Another fun filled weekend here at Knipe Towers…..
Friday was the day for the guided walk at Rookhope – the route that nearly did for me on tilted ice (tiled over a drop into a beck) last week. twenty one people turned up, including the stewards Richard Hartley and Kathy Angel.
We all had a perishing cold walk accompanied by a persistent and nithering breeze from somewhere really cold. But all the ice had melted, so we just had a little bit of mud. The big victory was that nobody slithered off into the beck. I enjoyed it. It was , maybe a bit harder than I’d advertised it, though, so whilst I’ll try to keep it in the programme (if there is another programme…) – I’ll say that it’s a medium hard. A hard medium, by the way, is one who slaps you for not being quiet during the seance.
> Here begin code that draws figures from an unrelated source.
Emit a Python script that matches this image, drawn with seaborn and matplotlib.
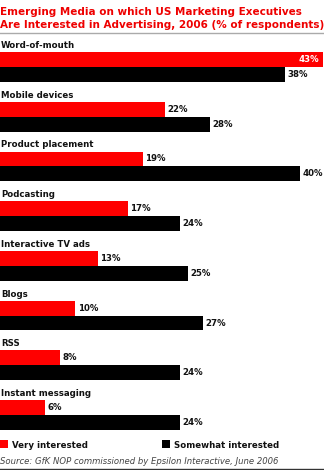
import matplotlib
matplotlib.use("Agg")
import matplotlib.pyplot as plt
import seaborn as sns
import pandas as pd
from matplotlib.patches import Rectangle
from matplotlib.lines import Line2D

categories = ["Word-of-mouth", "Mobile devices", "Product placement", "Podcasting",
              "Interactive TV ads", "Blogs", "RSS", "Instant messaging"]
very_interested = [43, 22, 19, 17, 13, 10, 8, 6]
somewhat_interested = [38, 28, 40, 24, 25, 27, 24, 24]
series_names = ["Very interested", "Somewhat interested"]
title_lines = ["Emerging Media on which US Marketing Executives",
               "Are Interested in Advertising, 2006 (% of respondents)"]
source_text = "Source: GfK NOP commissioned by Epsilon Interactive, June 2006"

RED = "#FF0000"
BLACK = "#000000"

df = pd.DataFrame({
    "category": categories * 2,
    "value": very_interested + somewhat_interested,
    "series": [series_names[0]] * len(categories) + [series_names[1]] * len(categories),
})

W, H = 324, 470
fig = plt.figure(figsize=(W / 100, H / 100), dpi=100)
ax = fig.add_axes([0, 0, 1, 1])
sns.barplot(data=df, y="category", x="value", hue="series", order=categories,
            hue_order=series_names, palette=[RED, BLACK], orient="h",
            width=0.6, saturation=1, ax=ax, legend=False, linewidth=0)

px_per_unit = (415 - 67) / 7.0
ytop = -67 / px_per_unit
ybot = 7 + (H - 415) / px_per_unit
ax.set_ylim(ybot, ytop)
ax.set_xlim(0, W / 7.5)
ax.axis("off")

def fy(p):
    return 1 - p / H

def fx(p):
    return p / W

font = "DejaVu Sans"
LBL = 6.2
# Title
fig.text(fx(0.5), fy(15), title_lines[0], color="#EE0000", fontsize=7.5, fontweight="bold",
         family=font, va="baseline", ha="left")
fig.text(fx(0.5), fy(28), title_lines[1], color="#EE0000", fontsize=7.5, fontweight="bold",
         family=font, va="baseline", ha="left")
fig.add_artist(Line2D([0, 1], [fy(33), fy(33)], color="#AAAAAA", lw=1.0, transform=fig.transFigure))

# Category labels and value labels
for i, cat in enumerate(categories):
    ax.text(0.1, i - 19 / px_per_unit, cat, fontsize=LBL, fontweight="bold", family=font,
            va="baseline", ha="left", color="#111111")

for bars, vals in zip(ax.containers, [very_interested, somewhat_interested]):
    for rect, v in zip(bars, vals):
        yc = rect.get_y() + rect.get_height() / 2
        xe = rect.get_width()
        if xe > 41:
            ax.text(xe - 0.4, yc, f"{v}%", color="white", fontsize=LBL, fontweight="bold",
                    family=font, va="center", ha="right")
        else:
            ax.text(xe + 0.35, yc, f"{v}%", color="#111111", fontsize=LBL, fontweight="bold",
                    family=font, va="center", ha="left")

# Legend
fig.add_artist(Rectangle((fx(0), fy(448)), fx(8), 8 / H, color=RED, lw=0, transform=fig.transFigure))
fig.text(fx(11.5), fy(447.5), series_names[0], fontsize=LBL, fontweight="bold", family=font,
         va="baseline", ha="left", color="#111111")
fig.add_artist(Rectangle((fx(162), fy(448)), fx(8), 8 / H, color=BLACK, lw=0, transform=fig.transFigure))
fig.text(fx(173.5), fy(447.5), series_names[1], fontsize=LBL, fontweight="bold", family=font,
         va="baseline", ha="left", color="#111111")

# Source
fig.text(fx(0.5), fy(464), source_text, fontsize=6.1, style="italic", family=font,
         va="baseline", ha="left", color="#444444")
fig.add_artist(Line2D([0, 1], [fy(468.5), fy(468.5)], color="#333333", lw=1.0, transform=fig.transFigure))

fig.savefig("out.png", dpi=100)
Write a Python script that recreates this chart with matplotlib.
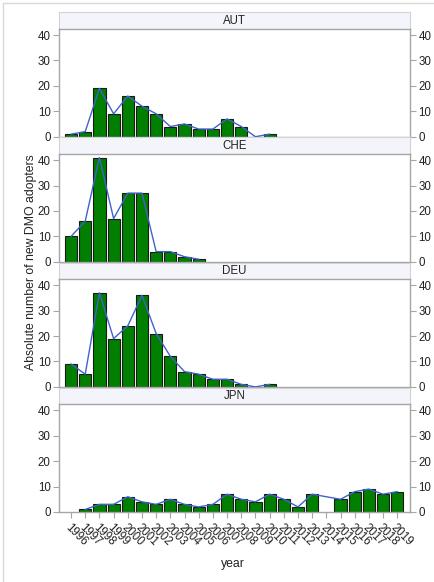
import numpy as np
import matplotlib
matplotlib.use("Agg")
import matplotlib.pyplot as plt
from matplotlib.lines import Line2D

plt.rcParams['font.family'] = ['Liberation Sans', 'DejaVu Sans']

years = list(range(1996, 2020))
countries = ["AUT", "CHE", "DEU", "JPN"]

# New DMO adopters per year (None = no observation)
aut = [1, 2, 19, 9, 16, 12, 9, 4, 5, 3, 3, 7, 4, 0, 1,
       None, None, None, None, None, None, None, None, None]
che = [10, 16, 41, 17, 27, 27, 4, 4, 2, 1,
       None, None, None, None, None, None, None, None, None, None, None, None, None, None]
deu = [9, 5, 37, 19, 24, 36, 21, 12, 6, 5, 3, 3, 1, 0, 1,
       None, None, None, None, None, None, None, None, None]
jpn = [None, 1, 3, 3, 6, 4, 3, 5, 3, 2, 3, 7, 5, 4, 7, 5, 2, 7,
       None, 5, 8, 9, 7, 8]
series = [aut, che, deu, jpn]

W, H = 435, 582
fig = plt.figure(figsize=(W / 100, H / 100), dpi=100)

frame_col = "#A6A6A6"
bar_col = "#007F00"
line_col = "#3F63C8"
fs = 8.3

# outer light frame
fig.add_artist(Line2D([3 / W, 3 / W], [0, 1 - 3 / H], transform=fig.transFigure,
                      color="#D9D9D9", lw=1))
fig.add_artist(Line2D([3 / W, 1], [1 - 3 / H, 1 - 3 / H], transform=fig.transFigure,
                      color="#D9D9D9", lw=1))

x_left, x_right = 59, 410
step = 125.1
hdr_top0, hdr_bot0, plot_bot0 = 12.3, 29.0, 136.7
x = np.arange(len(years))

for i, (name, vals) in enumerate(zip(countries, series)):
    ht = hdr_top0 + step * i
    hb = hdr_bot0 + step * i
    pb = plot_bot0 + step * i

    # header strip
    hax = fig.add_axes([x_left / W, 1 - hb / H, (x_right - x_left) / W, (hb - ht) / H])
    hax.set_facecolor("#F3F5FA")
    hax.set_xticks([])
    hax.set_yticks([])
    for s in hax.spines.values():
        s.set_color("#D0D3D8")
        s.set_linewidth(0.8)
    hax.text(0.5, 0.5, name, ha="center", va="center", fontsize=fs, color="#222222",
             transform=hax.transAxes)

    ax = fig.add_axes([x_left / W, 1 - pb / H, (x_right - x_left) / W, (pb - hb) / H])
    v = np.array([np.nan if val is None else val for val in vals], dtype=float)
    ok = ~np.isnan(v)
    ax.bar(x[ok], v[ok], width=0.86, color=bar_col, edgecolor="#1A1A1A",
           linewidth=0.8, zorder=2)
    ax.plot(x[ok], v[ok], color=line_col, lw=1.0, zorder=3)

    ax.set_xlim(-0.85, 23.9)
    ax.set_ylim(0, 42.36)
    ax.set_yticks([0, 10, 20, 30, 40])
    ax.tick_params(axis="y", which="both", left=True, right=True, labelleft=True,
                   labelright=True, direction="out", length=4, width=0.8,
                   color=frame_col, labelsize=fs, labelcolor="#222222", pad=2)
    for s in ax.spines.values():
        s.set_color(frame_col)
        s.set_linewidth(1.0)

    if i == len(countries) - 1:
        ax.set_xticks(x)
        ax.set_xticklabels([str(y) for y in years], rotation=-45, ha="left",
                           va="top", rotation_mode="anchor", fontsize=fs,
                           color="#222222")
        ax.tick_params(axis="x", direction="out", length=4, width=0.8,
                       color=frame_col, pad=3)
    else:
        ax.set_xticks([])

fig.text(31 / W, 1 - 262 / H, "Absolute number of new DMO adopters", rotation=90,
         ha="center", va="center", fontsize=fs + 0.5, color="#222222")
fig.text(233 / W, 1 - 564 / H, "year", ha="center", va="center", fontsize=fs + 0.5,
         color="#222222")

fig.savefig("out.png", dpi=100, facecolor="white")
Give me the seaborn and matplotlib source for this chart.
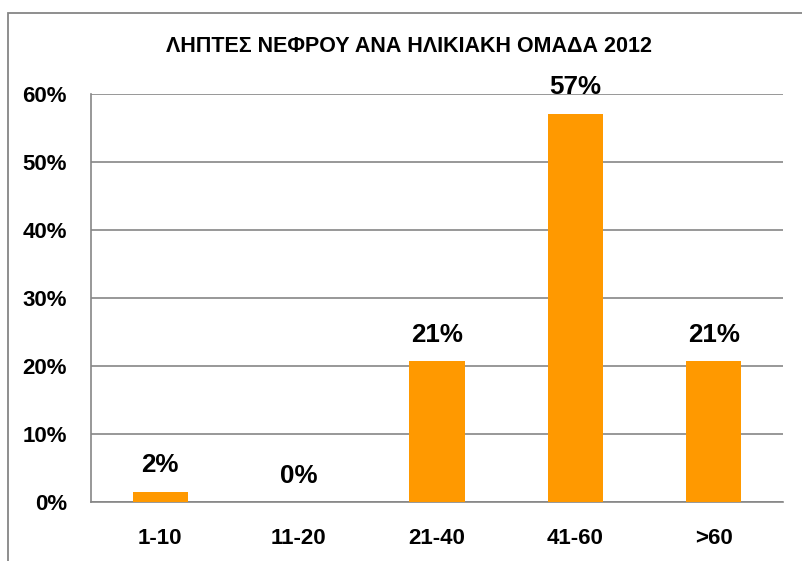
import matplotlib
matplotlib.use("Agg")
import matplotlib.pyplot as plt
import seaborn as sns
import pandas as pd
from matplotlib.patches import Rectangle

categories = ["1-10", "11-20", "21-40", "41-60", ">60"]
values = [0.015, 0.0, 0.207, 0.57, 0.207]
labels = ["2%", "0%", "21%", "57%", "21%"]
yticks = [0, 0.1, 0.2, 0.3, 0.4, 0.5, 0.6]
ytick_labels = ["0%", "10%", "20%", "30%", "40%", "50%", "60%"]
title = "ΛΗΠΤΕΣ ΝΕΦΡΟΥ ΑΝΑ ΗΛΙΚΙΑΚΗ ΟΜΑΔΑ 2012"

sns.set_theme(style="white")
plt.rcParams['font.family'] = ['Liberation Sans', 'DejaVu Sans']
plt.rcParams['font.weight'] = 'bold'

W, H = 803, 561
fig = plt.figure(figsize=(W / 100, H / 100), dpi=100)
ax = fig.add_axes([91 / W, 1 - 502 / H, (783 - 91) / W, (502 - 93.5) / H])

df = pd.DataFrame({"cat": categories, "val": values})
sns.barplot(data=df, x="cat", y="val", color="#FF9900", saturation=1,
            width=0.4, ax=ax, zorder=3, linewidth=0)

ax.set_ylim(0, 0.6)
ax.set_xlim(-0.5, 4.5)
ax.set_yticks(yticks)
ax.set_yticklabels(ytick_labels)
ax.set_xlabel("")
ax.set_ylabel("")
ax.yaxis.grid(True, color="#868686", linewidth=1.2, zorder=0)
ax.set_axisbelow(True)
for s in ["top", "right"]:
    ax.spines[s].set_visible(False)
for s in ["left", "bottom"]:
    ax.spines[s].set_color("#868686")
    ax.spines[s].set_linewidth(1.2)
ax.tick_params(axis="both", length=0, labelsize=16, colors="black")
ax.tick_params(axis="y", pad=17.3)
ax.tick_params(axis="x", pad=18.5)
for t in ax.get_xticklabels() + ax.get_yticklabels():
    t.set_fontweight("bold")

for i, (v, lab) in enumerate(zip(values, labels)):
    ax.annotate(lab, (i, v), xytext=(0, 14), textcoords="offset points",
                ha="center", va="baseline", fontsize=18.7, fontweight="bold",
                color="black")

fig.text(409 / W, 1 - 47 / H, title, ha="center", va="center",
         fontsize=15.5, fontweight="bold", color="black")

fig.patches.append(Rectangle((8 / W, -0.5), 2, 1.5 - 12.5 / H,
                             transform=fig.transFigure, fill=False,
                             edgecolor="#868686", linewidth=1.3))

fig.savefig("out.png", dpi=100)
Anyway, I think it went reasonably well.
Saturday was for climbing Annapoorna. The diary reads thus: Saturday – Got up. Ate porridge. Did shopping. Climbed Annapoorna. Had tea. Watched TV. Usual stuff, really. Annapoorna, I should add, is the name of a house up a hill just outside Crook. I have a short guided walk passing there next weekend. This was the reccy. It was cold again, but this time, it was sunny most of the time, but then it snowed; huuuuge lumps of snow with rainbows…. Very pretty. I’m not sure why a house in County Durham should be named after an Indian goddess, but it is. Fair dooze, I suppose… beats Dun Roamin or Jackandannie
Sunday (today, as it happens) was the day for the Simonside Hills. I’d suggested this venue to Yvonne for a walk with Mick (the peeps we met in the Cheviots) and this had reminded me that I’d not been there for ages and that I should go back and have a lovely walk… So I did.
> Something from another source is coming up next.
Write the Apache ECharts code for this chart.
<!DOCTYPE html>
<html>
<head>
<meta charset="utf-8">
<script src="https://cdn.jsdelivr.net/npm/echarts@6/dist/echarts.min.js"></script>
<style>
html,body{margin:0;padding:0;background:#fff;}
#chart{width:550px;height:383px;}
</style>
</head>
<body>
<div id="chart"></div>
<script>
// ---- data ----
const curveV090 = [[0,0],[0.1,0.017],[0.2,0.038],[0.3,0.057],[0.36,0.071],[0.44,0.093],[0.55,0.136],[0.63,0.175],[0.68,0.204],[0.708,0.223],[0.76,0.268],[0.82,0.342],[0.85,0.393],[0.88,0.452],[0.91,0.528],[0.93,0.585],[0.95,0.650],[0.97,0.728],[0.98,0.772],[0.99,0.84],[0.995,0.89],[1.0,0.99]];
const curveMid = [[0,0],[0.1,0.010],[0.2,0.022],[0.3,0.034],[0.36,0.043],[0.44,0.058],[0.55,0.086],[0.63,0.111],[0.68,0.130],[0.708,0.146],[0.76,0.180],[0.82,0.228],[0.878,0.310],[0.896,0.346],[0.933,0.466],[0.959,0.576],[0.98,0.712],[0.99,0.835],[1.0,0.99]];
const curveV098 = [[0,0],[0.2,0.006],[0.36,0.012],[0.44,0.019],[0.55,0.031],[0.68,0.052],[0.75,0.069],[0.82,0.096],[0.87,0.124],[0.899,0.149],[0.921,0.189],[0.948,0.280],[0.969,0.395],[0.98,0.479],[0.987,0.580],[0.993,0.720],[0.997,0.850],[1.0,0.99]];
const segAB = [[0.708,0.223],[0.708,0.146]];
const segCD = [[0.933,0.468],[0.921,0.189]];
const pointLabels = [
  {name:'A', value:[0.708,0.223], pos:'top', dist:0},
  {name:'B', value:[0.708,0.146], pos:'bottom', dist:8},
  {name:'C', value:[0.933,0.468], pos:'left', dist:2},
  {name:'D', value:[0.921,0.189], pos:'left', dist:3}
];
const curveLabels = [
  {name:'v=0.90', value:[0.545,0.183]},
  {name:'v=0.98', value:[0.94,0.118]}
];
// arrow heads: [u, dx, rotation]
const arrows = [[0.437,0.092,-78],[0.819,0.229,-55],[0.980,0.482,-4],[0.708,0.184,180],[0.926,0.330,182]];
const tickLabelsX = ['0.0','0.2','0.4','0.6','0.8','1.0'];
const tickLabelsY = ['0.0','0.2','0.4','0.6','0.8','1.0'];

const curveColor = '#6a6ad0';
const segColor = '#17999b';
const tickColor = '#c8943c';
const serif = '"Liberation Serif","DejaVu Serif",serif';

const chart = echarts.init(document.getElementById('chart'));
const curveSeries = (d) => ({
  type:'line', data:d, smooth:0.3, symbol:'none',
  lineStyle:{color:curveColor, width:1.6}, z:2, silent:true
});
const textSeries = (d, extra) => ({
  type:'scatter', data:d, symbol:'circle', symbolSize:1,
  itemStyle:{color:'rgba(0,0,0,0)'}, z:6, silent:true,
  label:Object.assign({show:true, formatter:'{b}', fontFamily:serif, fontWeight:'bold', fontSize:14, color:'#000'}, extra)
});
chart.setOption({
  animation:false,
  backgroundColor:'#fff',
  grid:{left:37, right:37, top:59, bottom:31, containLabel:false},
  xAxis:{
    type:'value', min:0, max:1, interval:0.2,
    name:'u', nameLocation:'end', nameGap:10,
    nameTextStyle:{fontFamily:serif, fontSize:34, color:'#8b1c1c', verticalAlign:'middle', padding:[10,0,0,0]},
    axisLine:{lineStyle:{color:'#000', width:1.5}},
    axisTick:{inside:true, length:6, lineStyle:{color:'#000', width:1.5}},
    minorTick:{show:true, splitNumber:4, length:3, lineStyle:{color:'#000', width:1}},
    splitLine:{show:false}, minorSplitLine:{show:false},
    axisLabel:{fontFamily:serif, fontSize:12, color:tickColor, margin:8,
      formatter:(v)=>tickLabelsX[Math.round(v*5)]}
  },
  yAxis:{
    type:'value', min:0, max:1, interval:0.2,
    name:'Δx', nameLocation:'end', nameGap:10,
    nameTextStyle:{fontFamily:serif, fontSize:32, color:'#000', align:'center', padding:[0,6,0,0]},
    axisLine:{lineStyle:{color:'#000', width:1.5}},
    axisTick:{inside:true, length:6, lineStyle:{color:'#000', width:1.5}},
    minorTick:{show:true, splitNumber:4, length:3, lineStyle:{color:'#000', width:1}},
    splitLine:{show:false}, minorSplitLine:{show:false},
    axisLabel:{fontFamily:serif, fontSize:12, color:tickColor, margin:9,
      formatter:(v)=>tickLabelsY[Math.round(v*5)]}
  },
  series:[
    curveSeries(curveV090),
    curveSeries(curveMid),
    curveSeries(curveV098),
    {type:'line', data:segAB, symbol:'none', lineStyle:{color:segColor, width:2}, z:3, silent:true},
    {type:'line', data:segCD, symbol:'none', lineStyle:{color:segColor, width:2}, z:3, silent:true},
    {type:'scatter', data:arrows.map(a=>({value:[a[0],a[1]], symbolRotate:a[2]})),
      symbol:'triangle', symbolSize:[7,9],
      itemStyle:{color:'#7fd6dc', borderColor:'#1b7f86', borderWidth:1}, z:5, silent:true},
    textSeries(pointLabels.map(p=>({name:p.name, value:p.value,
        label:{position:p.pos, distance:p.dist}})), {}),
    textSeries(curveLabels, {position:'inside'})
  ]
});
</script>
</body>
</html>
It was cold. (Bit of a theme developing here) Actually, it started at minus 2 with a fresh breeze off some maritime glacier somewhere, but accompanied by beautiful blue skies. The path up to the top from Lordenshaws has been heavily engineered sisnce I was last here and it looks like the Pennine Way now, with lots of Lancashire mill slabs, pretty much all the way to the top. But it’s a fine ridge, with sandstone outcrops, easy walking and an extensive view from the coast to the Cheviots to the Pennines. I could make out Cross fell and the Dun fells quite clearly.
After Simonside, we continued to Tosson Hill where the view is just as big and the trig sits inside a cosy sun-trap of a lunch-time shelter.
After that its a bit soggier till the forest, which is just dull, and then St Oswald’s Way back to the start. This started off badly with fallen trees and an ugly area of brash, then more forest tracks and a muddy slart for a while. Once out of the woods, though, it all becomes much better and the walk from Spylaw scout hut is a sheer delight of easy walking and big Northumbrian skies
The totals for the weekend were 26 miles (Simonside was 12) and 2300 feet of up, one egg butty and one lancashire cheese butty, two banana, one mars bar, and one of those crispy ginger flapjack things. Bruno’s lunches included one undefined partially consumed sandwich found in the heather, six lumps of ice, an attempt to catch a grouse (failed) and a piece of cheese butty whilst I was distracted by a jogger’s lovely bottom.